Alexander Viand (ETH Zurich)
September 9, 2022 at 11:00 AM on Zoom / Soda Hall
Useable FHE: Challenges & Opportunities
Abstract: Fully Homomorphic Encryption (FHE) allows a third party to perform arbitrary computations on encrypted data, learning neither the inputs nor the computation results. Hence, it provides protection in situations where computations are carried out by an untrusted party. This powerful concept was first conceived by Rivest et al. in the 1970s but remained unrealized until Craig Gentry presented the first feasible FHE scheme in 2009. Thanks to algorithmic improvements and the development of dedicated hardware accelerators, FHE has since then gone from theoretical achievement to practical real-world deployments.

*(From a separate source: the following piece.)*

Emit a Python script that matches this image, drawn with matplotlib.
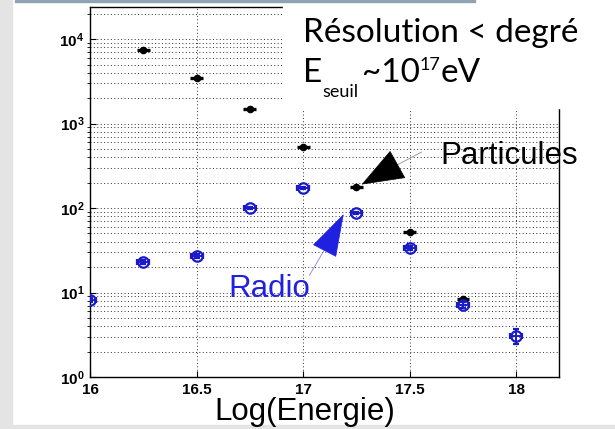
import matplotlib.pyplot as plt
import matplotlib.patches as patches
import numpy as np
from matplotlib.ticker import LogLocator, NullFormatter

# energies (log10 eV)
part_x = [16.25, 16.5, 16.75, 17.0, 17.25, 17.5, 17.75]
part_y = [7400, 3450, 1480, 530, 177, 52, 8.4]
part_yerr = [250, 120, 50, 18, 6, 2, 0.4]

radio_x = [16.0, 16.25, 16.5, 16.75, 17.0, 17.25, 17.5, 17.75, 18.0]
radio_y = [8.1, 23, 27, 100, 172, 87, 33.6, 7.1, 3.05]
radio_yerr_lo = [0.4, 1.0, 1.2, 3, 6, 3, 1.5, 0.6, 0.6]
radio_yerr_hi = [0.4, 1.0, 1.2, 3, 6, 3, 1.5, 0.7, 0.65]

xticks = [16, 16.5, 17, 17.5, 18]
xticklabels = ["16", "16.5", "17", "17.5", "18"]

W, H = 615, 429
fig = plt.figure(figsize=(W / 100, H / 100), dpi=100)
fig.patch.set_facecolor("white")

# slide background strips
fig.add_artist(patches.Rectangle((0, 0), 12 / W, 1, transform=fig.transFigure,
                                 color="#e4e4e4", zorder=-5))
fig.add_artist(patches.Rectangle((0, 0), 1, 4 / H, transform=fig.transFigure,
                                 color="#e4e4e4", zorder=-5))

ax = fig.add_axes([90 / W, 1 - 377 / H, 469 / W, 370 / H])
ax.set_yscale("log")
ax.set_xlim(16, 18.2)
ax.set_ylim(1, 2.4e4)

ax.errorbar(part_x, part_y, yerr=part_yerr, xerr=0.03, fmt="o", color="black",
            ms=4.5, elinewidth=2.4, capsize=0, zorder=4)
ax.errorbar(radio_x, radio_y, yerr=[radio_yerr_lo, radio_yerr_hi], xerr=0.028,
            fmt="o", color="#1a1ac8", mfc="none", ms=7.5, mew=1.6,
            elinewidth=1.4, capsize=2.5, capthick=1.4, zorder=5)

ax.set_xticks(xticks)
ax.set_xticklabels(xticklabels)
ax.yaxis.set_major_locator(LogLocator(base=10, numticks=10))
ax.yaxis.set_minor_locator(LogLocator(base=10, subs=np.arange(2, 10), numticks=50))
ax.yaxis.set_minor_formatter(NullFormatter())
for lab in ax.get_xticklabels() + ax.get_yticklabels():
    lab.set_fontfamily("Liberation Sans")
    lab.set_fontweight("bold")
    lab.set_fontsize(11)
ax.tick_params(direction="in", length=4, width=0.8)
ax.tick_params(axis="x", pad=4)
ax.tick_params(axis="y", pad=4)
ax.tick_params(which="minor", length=2)

ax.grid(True, which="major", axis="both", linestyle=(0, (1, 2.5)), color="#303030", lw=0.7)
ax.grid(True, which="minor", axis="y", linestyle=(0, (1, 2.5)), color="#303030", lw=0.7)
ax.set_axisbelow(True)
for s in ax.spines.values():
    s.set_linewidth(1.0)

# arrows
ax.annotate("", xy=(17.274, 190), xytext=(17.396, 282),
            arrowprops=dict(arrowstyle="-|>,head_length=1.6,head_width=0.6",
                            color="black", lw=0.5, mutation_scale=18, shrinkA=0, shrinkB=0))
ax.plot([17.396, 17.555], [282, 460], color="#909090", lw=0.6)
ax.annotate("", xy=(17.19, 85), xytext=(17.124, 40.7),
            arrowprops=dict(arrowstyle="-|>,head_length=1.6,head_width=0.5",
                            color="#2020e0", lw=0.5, mutation_scale=18, shrinkA=0, shrinkB=0))
ax.plot([17.124, 17.03], [40.7, 16.1], color="#8080f0", lw=0.6)

fig.text(440 / W, 1 - 164 / H, "Particules", fontfamily="Liberation Sans",
         fontsize=22.5, color="black", va="baseline")
fig.text(228 / W, 1 - 297 / H, "Radio", fontfamily="Liberation Sans",
         fontsize=22.5, color="#2020e0", va="baseline")
fig.text(305 / W, 1 - 420 / H, "Log(Energie)", fontfamily="Liberation Sans",
         fontsize=22.5, color="black", va="baseline", ha="center")

# white box hiding top-right corner of the plot
fig.add_artist(patches.Rectangle((283 / W, 1 - 108 / H), 1, 108 / H,
                                 transform=fig.transFigure, color="white", zorder=10))
fig.add_artist(patches.Rectangle((15 / W, 1 - 2 / H), 460 / W, 2 / H,
                                 transform=fig.transFigure, color="#8fa3b0", zorder=11))

tf = dict(fontfamily="Lato", color="black", va="baseline", zorder=12)
fig.text(303 / W, 1 - 42 / H, "Résolution < degré", fontsize=24, **tf)
fig.text(303 / W, 1 - 82 / H, "E", fontsize=24, **tf)
fig.text(322 / W, 1 - 97 / H, "seuil", fontsize=13, **tf)
fig.text(362 / W, 1 - 82 / H, "~10", fontsize=24, **tf)
fig.text(420 / W, 1 - 70 / H, "17", fontsize=13, **tf)
fig.text(441 / W, 1 - 82 / H, "eV", fontsize=24, **tf)

fig.savefig("out.png", dpi=100)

However, major obstacles to democratizing its use remain, since developing secure and efficient FHE applications is complex and currently requires significant understanding of the underlying crypto. In this talk, I walk through the inherent cryptographic and engineering challenges in developing FHE applications and cover our efforts towards designing an end-to-end software stack for FHE with a focus on the developer ease of use. Importantly, this ease of use must not come at the expense of application performance, which remains critical even as FHE itself becomes more efficient. Therefore, the challenge is to enable non-experts to enjoy the same level of performance as state-of-the-art solutions by experts. We propose a series of abstractions and associated optimizations that allow us to build an End-to-End development toolchain that can compile high-level programs written by non-experts into efficient FHE-based applications.
Bio: Alexander Viand is a doctoral student & research assistant in the Applied Cryptography Group at ETH Zürich and a member of the Privacy Preserving Systems Lab. His interests include usable security and privacy, privacy enhancing technologies, and the interactions between these technologies and society. In his research, he works with secure computation technologies including Fully Homomorphic Encryption, trying to make these techniques more accessible to non-experts by developing new systems, tools and abstractions.